Pollinators worldwide, from bees and butterflies to beetles and bats, are facing a grim state of affairs.
Factors such climate change and land use changes are driving many pollinator species—including 16 percent of vertebrate pollinators—towards extinction. For invertebrate pollinators like bees and butterflies, over 40 percent of species may be be threatened locally, a new report shows.
And this all adds up to very bad news for humans, the report details, as it poses risks to the global food supply.
The assessment released Friday is from the four-year-old Intergovernmental Science-Policy Platform on Biodiversity and Ecosystem Services (IPBES), a UN-formed body similar to the Intergovernmental Panel on Climate Change (IPCC). IPBES came to its first ever analysis based on a body of existing scientific studies.

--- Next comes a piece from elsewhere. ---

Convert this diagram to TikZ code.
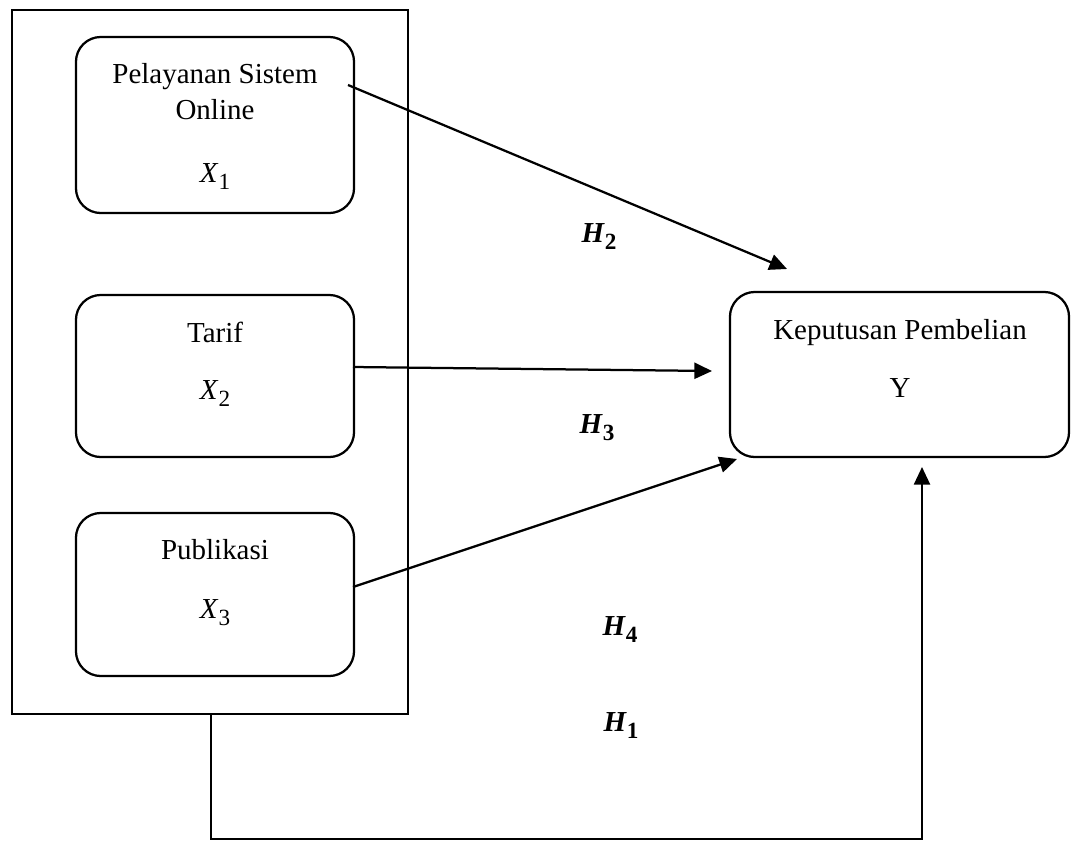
\documentclass[tikz,border=0pt]{standalone}
\usepackage{fontspec}
\setmainfont{Liberation Serif}
\usetikzlibrary{arrows.meta}
\newcommand{\vsub}[2]{\textit{#1}\raisebox{-0.25em}{\fontsize{16.5}{18}\selectfont #2}}
\newcommand{\hsub}[2]{\textbf{\textit{#1}}\raisebox{-0.25em}{\fontsize{16.5}{18}\selectfont\bfseries #2}}
\begin{document}
\begin{tikzpicture}[x=0.025cm,y=-0.025cm,
  every node/.style={font=\fontsize{20.6}{24}\selectfont, inner sep=0pt, outer sep=0pt},
  varbox/.style={draw, line width=1.6pt, rounded corners=0.62cm},
  frame/.style={draw, line width=1.6pt},
  txt/.style={anchor=base},
  conn/.style={line width=1.6pt, -{Triangle[length=0.44cm,width=0.4cm]}}]
\useasboundingbox (0,0) rectangle (1072,842);
% outer frame
\node[frame, minimum width=9.9cm, minimum height=17.6cm] (outer) at (210,362) {};
% left boxes
\node[varbox, minimum width=6.95cm, minimum height=4.4cm] (b1) at (215,125) {};
\node[varbox, minimum width=6.95cm, minimum height=4.05cm] (b2) at (215,376) {};
\node[varbox, minimum width=6.95cm, minimum height=4.075cm] (b3) at (215,594.5) {};
% right box
\node[varbox, minimum width=8.475cm, minimum height=4.125cm] (by) at (899.5,374.5) {};
% texts
\node[txt] (t1a) at (215,83) {Pelayanan Sistem};
\node[txt] (t1b) at (215,119) {Online};
\node[txt] (t1c) at (215,182) {\vsub{X}{1}};
\node[txt] (t2a) at (215,342) {Tarif};
\node[txt] (t2b) at (215,399) {\vsub{X}{2}};
\node[txt] (t3a) at (215,559) {Publikasi};
\node[txt] (t3b) at (215,618) {\vsub{X}{3}};
\node[txt] (tya) at (900,339) {Keputusan Pembelian};
\node[txt] (tyb) at (900,397) {Y};
% hypothesis labels
\node[txt] (h2) at (599,242) {\hsub{H}{2}};
\node[txt] (h3) at (597,433) {\hsub{H}{3}};
\node[txt] (h4) at (620,635) {\hsub{H}{4}};
\node[txt] (h1) at (621,731) {\hsub{H}{1}};
% connector endpoints
\coordinate (s2) at (348,85);
\coordinate (e2) at (787,269);
\coordinate (s3) at (353,367);
\coordinate (e3) at (712,371);
\coordinate (s4) at (353,587);
\coordinate (e4) at (737,459);
\coordinate (s1) at (211,714);
\coordinate (c1) at (211,839);
\coordinate (c2) at (922,839);
\coordinate (e1) at (922,467);
% connectors
\draw[conn] (s2) -- (e2);
\draw[conn] (s3) -- (e3);
\draw[conn] (s4) -- (e4);
\draw[conn] (s1) -- (c1) -- (c2) -- (e1);
\end{tikzpicture}
\end{document}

“Pollinators are important contributors to world food production and nutritional security,” said Vera Lucia Imperatriz-Fonseca, co-chair of the assessment and senior professor at the University of São Paulo. “Their health is directly linked to our own well-being.”
Describing their critical role, IPBES says that three-quarters of the “leading types of global food crops” rely at least in part on pollination by some of the 20,000 species of wild bees or other pollinators. In terms of monetary impact, that translates to as much as $577 billion worth of annual global food production.